Trial of the world’s first malaria vaccines has been launched in Malawi as part of a large-scale pilot project run by the World Health Organization (WHO) to give partial protection against the disease.
360,000 children are expected to take the injectable vaccines within a year after the pilot is also rolled out in Ghana and Kenya where children aged between 5 and 17 months would be injected.
The WHO said health ministries in these countries decide where the vaccines would be used.
The RTS,S vaccine which prevented approximately four in 10 malaria cases during clinical trials train the immune system to attack the malaria parasite which is spread by mosquito bites, says the WHO.
“We need new solutions to get the malaria response back on track, and this vaccine gives us a promising tool to get there. The malaria vaccine has the potential to save tens of thousands of children’s lives,” said the WHO Director-General Dr.
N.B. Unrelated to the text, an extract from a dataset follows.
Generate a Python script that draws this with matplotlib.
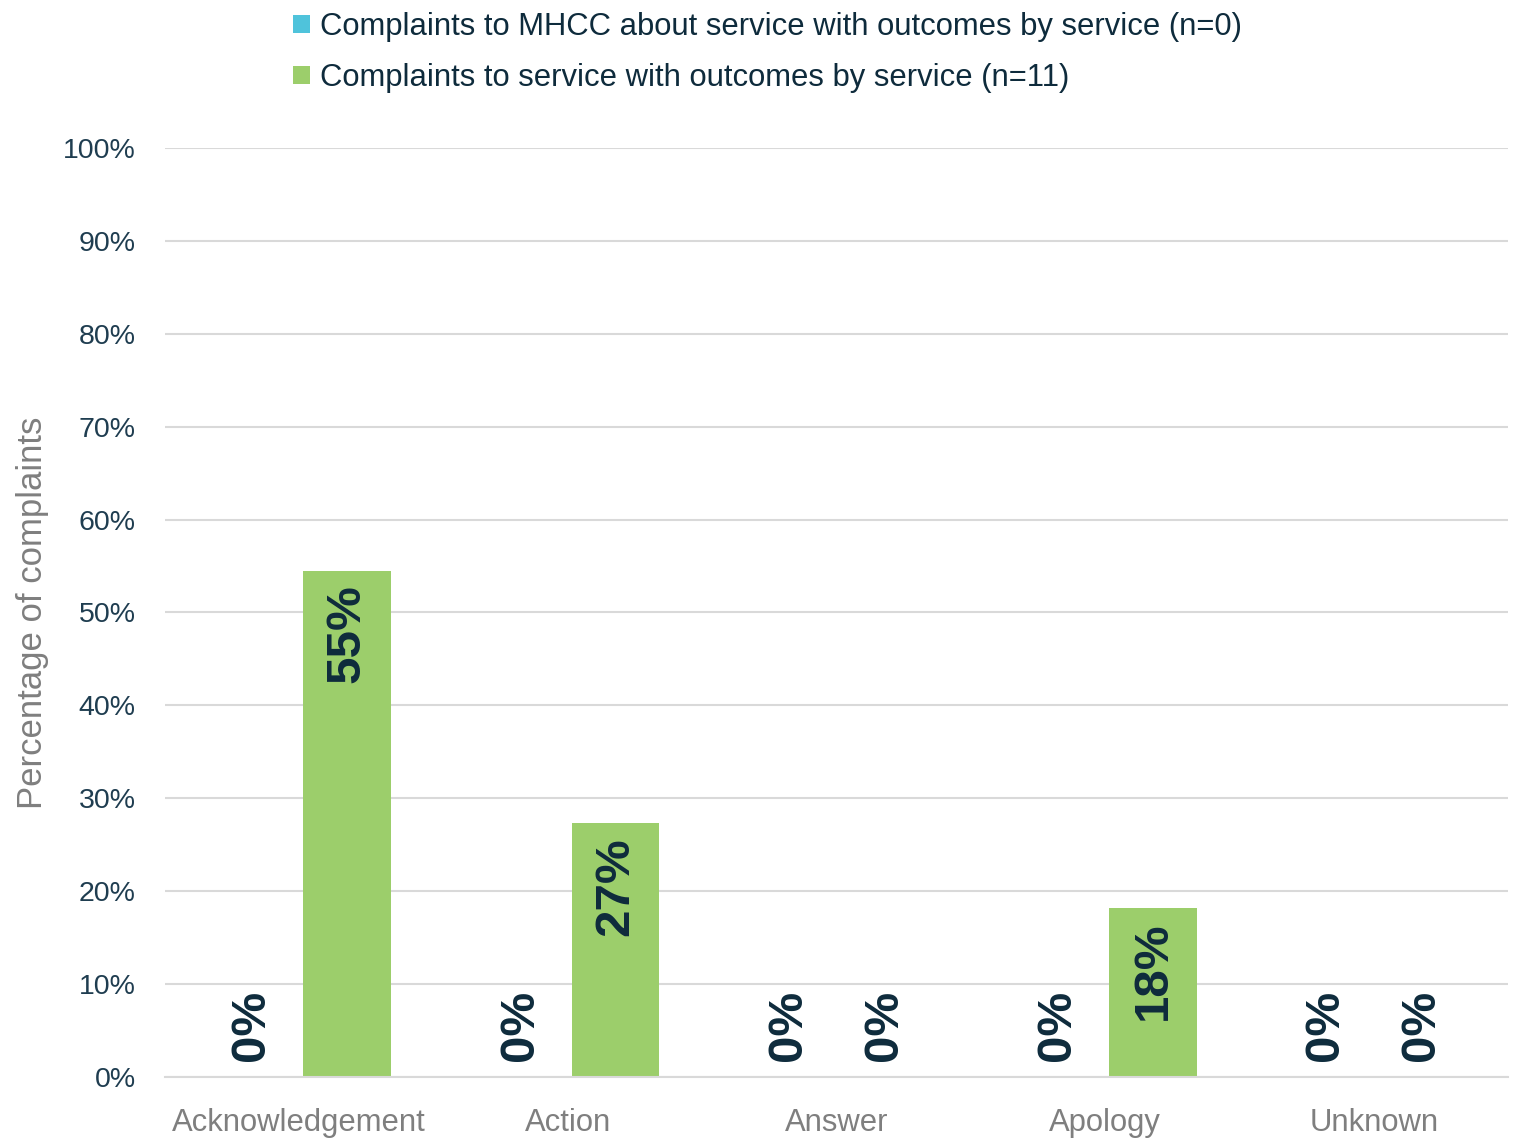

Tedros Adhanom Ghebreyesus.
The WHO said in 2018 – when the pilot programme was announced – that Ghana, Malawi, and Kenya were chosen for the pilot programme because they have continued to record a high number of malaria cases despite extensive, well-run antimalaria programmes.
The vaccine would be administered four times: once a month for three months and then a fourth dose 18 months later.
Also known as Mosquirix, the vaccine was created by scientists at the British pharmaceutical giant GSK in 1987. It has undergone years of testing and was supported by numerous organizations including PATH, a non-profit organization.
The pilot is funded by Gavi; the Vaccine Alliance; the Global Fund to Fight AIDS, Tuberculosis and Malaria; Unitaid; the WHO; and GSK.
Global efforts in the fight against malaria led to a 62 percent decrease in deaths between 2000 and 2015, but the disease still affects more than 200 million people every year, killing nearly half a million, most of them children.
The WHO said the vaccine would be used in addition to insecticides and mosquito nets which are currently the two major methods of prevention with limited impact.
Other measures have been taken to curb malaria with the most recent being in September 2018 when the Burkina Faso government announced that it has given the greenlight for the release of genetically engineered mosquitoes into the Burkinabe village of Bana.
The programme was part of Target Malaria, which is being spearheaded by the Bill and Melinda Gates Foundation. It was also an effort to use bioengineering to eradicate the spread of malaria by decreasing the number of the disease spreading insects.
About 10,000 mosquitoes were expected to be set out into the atmosphere and they were mostly male. They are sterile and if they happen to bite, they will not release any genetically manipulated material, reports Scientific Research.